Exercise instructions:
Pictures within the data are to be left out; everything else must be reproduced exactly.

Collected data:
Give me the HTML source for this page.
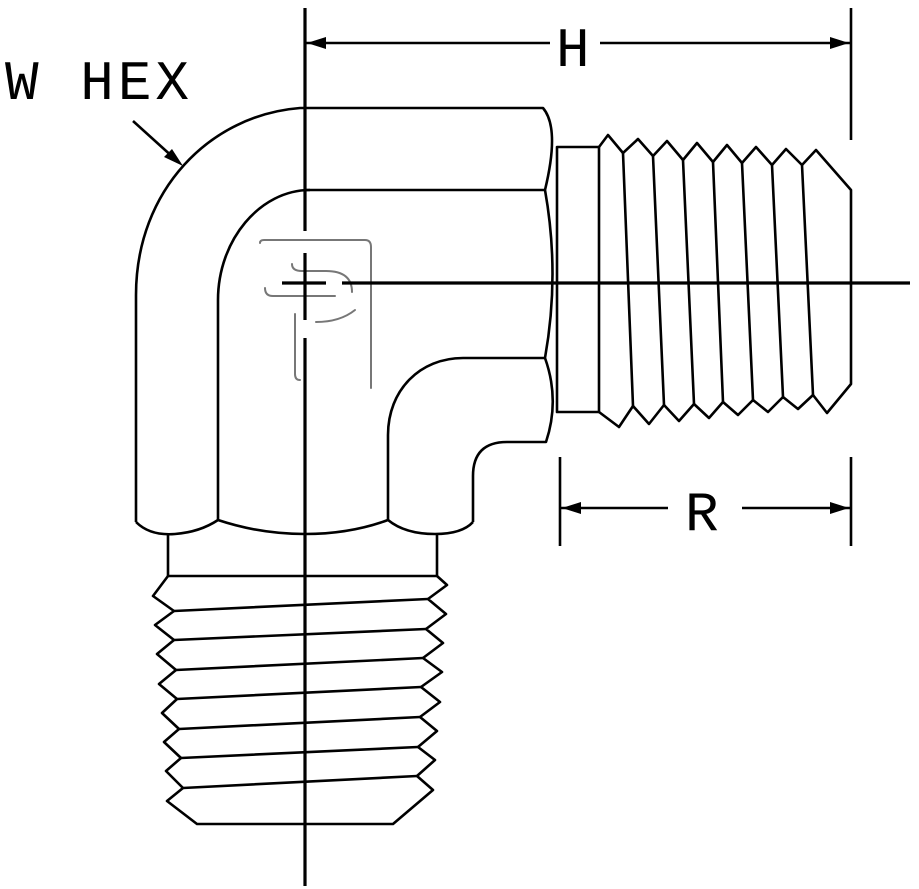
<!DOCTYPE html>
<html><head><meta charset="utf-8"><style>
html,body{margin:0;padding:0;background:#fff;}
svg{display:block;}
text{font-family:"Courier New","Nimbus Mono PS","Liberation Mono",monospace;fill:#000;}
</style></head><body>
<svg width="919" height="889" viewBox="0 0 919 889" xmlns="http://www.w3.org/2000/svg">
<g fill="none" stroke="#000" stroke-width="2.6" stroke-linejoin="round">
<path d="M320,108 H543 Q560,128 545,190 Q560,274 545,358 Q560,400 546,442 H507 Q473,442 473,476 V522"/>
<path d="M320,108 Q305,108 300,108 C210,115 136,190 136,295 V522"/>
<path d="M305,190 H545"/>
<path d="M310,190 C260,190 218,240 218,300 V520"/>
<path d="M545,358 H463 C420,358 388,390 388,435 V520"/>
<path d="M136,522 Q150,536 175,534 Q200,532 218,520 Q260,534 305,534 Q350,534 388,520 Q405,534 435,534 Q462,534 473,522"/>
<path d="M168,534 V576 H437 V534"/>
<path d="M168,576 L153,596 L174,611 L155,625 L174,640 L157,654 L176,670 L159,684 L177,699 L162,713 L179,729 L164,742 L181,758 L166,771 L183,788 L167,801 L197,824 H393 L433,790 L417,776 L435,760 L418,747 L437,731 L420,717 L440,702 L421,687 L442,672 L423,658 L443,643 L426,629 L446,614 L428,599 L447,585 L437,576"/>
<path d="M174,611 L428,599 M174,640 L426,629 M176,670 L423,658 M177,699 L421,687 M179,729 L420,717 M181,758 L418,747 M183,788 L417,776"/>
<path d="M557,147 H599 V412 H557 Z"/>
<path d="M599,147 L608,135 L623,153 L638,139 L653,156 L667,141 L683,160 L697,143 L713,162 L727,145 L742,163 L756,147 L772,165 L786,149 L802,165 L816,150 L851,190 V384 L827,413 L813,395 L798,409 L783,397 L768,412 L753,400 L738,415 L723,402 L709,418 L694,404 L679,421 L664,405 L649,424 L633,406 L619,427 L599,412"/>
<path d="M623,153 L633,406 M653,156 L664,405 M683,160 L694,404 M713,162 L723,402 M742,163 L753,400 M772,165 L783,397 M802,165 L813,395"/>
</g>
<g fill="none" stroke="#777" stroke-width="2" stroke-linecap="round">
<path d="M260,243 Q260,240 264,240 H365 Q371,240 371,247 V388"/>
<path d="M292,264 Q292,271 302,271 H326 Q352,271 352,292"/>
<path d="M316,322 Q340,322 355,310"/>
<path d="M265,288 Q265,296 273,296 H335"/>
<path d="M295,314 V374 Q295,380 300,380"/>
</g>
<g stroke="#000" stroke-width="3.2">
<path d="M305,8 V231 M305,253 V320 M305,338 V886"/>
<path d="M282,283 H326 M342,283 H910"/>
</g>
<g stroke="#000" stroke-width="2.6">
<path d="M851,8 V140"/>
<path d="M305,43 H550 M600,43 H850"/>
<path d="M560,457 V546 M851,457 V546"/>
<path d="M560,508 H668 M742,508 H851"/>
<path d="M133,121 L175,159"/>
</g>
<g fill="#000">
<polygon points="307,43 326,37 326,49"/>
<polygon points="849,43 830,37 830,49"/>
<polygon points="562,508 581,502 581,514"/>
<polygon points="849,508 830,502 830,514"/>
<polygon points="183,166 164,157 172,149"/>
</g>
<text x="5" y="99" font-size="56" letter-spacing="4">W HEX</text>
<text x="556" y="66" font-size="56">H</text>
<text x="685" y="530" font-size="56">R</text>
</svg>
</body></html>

Answer for this exercise:
Give me the HTML source for this page.
<!DOCTYPE html>
<html><head><meta charset="utf-8"><style>
html,body{margin:0;padding:0;background:#fff;}
svg{display:block;}
text{font-family:"Courier New","Nimbus Mono PS","Liberation Mono",monospace;fill:#000;}
</style></head><body>
<svg width="919" height="889" viewBox="0 0 919 889" xmlns="http://www.w3.org/2000/svg">
<g fill="none" stroke="#000" stroke-width="2.6" stroke-linejoin="round">
<path d="M320,108 H543 Q560,128 545,190 Q560,274 545,358 Q560,400 546,442 H507 Q473,442 473,476 V522"/>
<path d="M320,108 Q305,108 300,108 C210,115 136,190 136,295 V522"/>
<path d="M305,190 H545"/>
<path d="M310,190 C260,190 218,240 218,300 V520"/>
<path d="M545,358 H463 C420,358 388,390 388,435 V520"/>
<path d="M136,522 Q150,536 175,534 Q200,532 218,520 Q260,534 305,534 Q350,534 388,520 Q405,534 435,534 Q462,534 473,522"/>
<path d="M168,534 V576 H437 V534"/>
<path d="M168,576 L153,596 L174,611 L155,625 L174,640 L157,654 L176,670 L159,684 L177,699 L162,713 L179,729 L164,742 L181,758 L166,771 L183,788 L167,801 L197,824 H393 L433,790 L417,776 L435,760 L418,747 L437,731 L420,717 L440,702 L421,687 L442,672 L423,658 L443,643 L426,629 L446,614 L428,599 L447,585 L437,576"/>
<path d="M174,611 L428,599 M174,640 L426,629 M176,670 L423,658 M177,699 L421,687 M179,729 L420,717 M181,758 L418,747 M183,788 L417,776"/>
<path d="M557,147 H599 V412 H557 Z"/>
<path d="M599,147 L608,135 L623,153 L638,139 L653,156 L667,141 L683,160 L697,143 L713,162 L727,145 L742,163 L756,147 L772,165 L786,149 L802,165 L816,150 L851,190 V384 L827,413 L813,395 L798,409 L783,397 L768,412 L753,400 L738,415 L723,402 L709,418 L694,404 L679,421 L664,405 L649,424 L633,406 L619,427 L599,412"/>
<path d="M623,153 L633,406 M653,156 L664,405 M683,160 L694,404 M713,162 L723,402 M742,163 L753,400 M772,165 L783,397 M802,165 L813,395"/>
</g>
<g fill="none" stroke="#777" stroke-width="2" stroke-linecap="round">
<path d="M260,243 Q260,240 264,240 H365 Q371,240 371,247 V388"/>
<path d="M292,264 Q292,271 302,271 H326 Q352,271 352,292"/>
<path d="M316,322 Q340,322 355,310"/>
<path d="M265,288 Q265,296 273,296 H335"/>
<path d="M295,314 V374 Q295,380 300,380"/>
</g>
<g stroke="#000" stroke-width="3.2">
<path d="M305,8 V231 M305,253 V320 M305,338 V886"/>
<path d="M282,283 H326 M342,283 H910"/>
</g>
<g stroke="#000" stroke-width="2.6">
<path d="M851,8 V140"/>
<path d="M305,43 H550 M600,43 H850"/>
<path d="M560,457 V546 M851,457 V546"/>
<path d="M560,508 H668 M742,508 H851"/>
<path d="M133,121 L175,159"/>
</g>
<g fill="#000">
<polygon points="307,43 326,37 326,49"/>
<polygon points="849,43 830,37 830,49"/>
<polygon points="562,508 581,502 581,514"/>
<polygon points="849,508 830,502 830,514"/>
<polygon points="183,166 164,157 172,149"/>
</g>
<text x="5" y="99" font-size="56" letter-spacing="4">W HEX</text>
<text x="556" y="66" font-size="56">H</text>
<text x="685" y="530" font-size="56">R</text>
</svg>
</body></html>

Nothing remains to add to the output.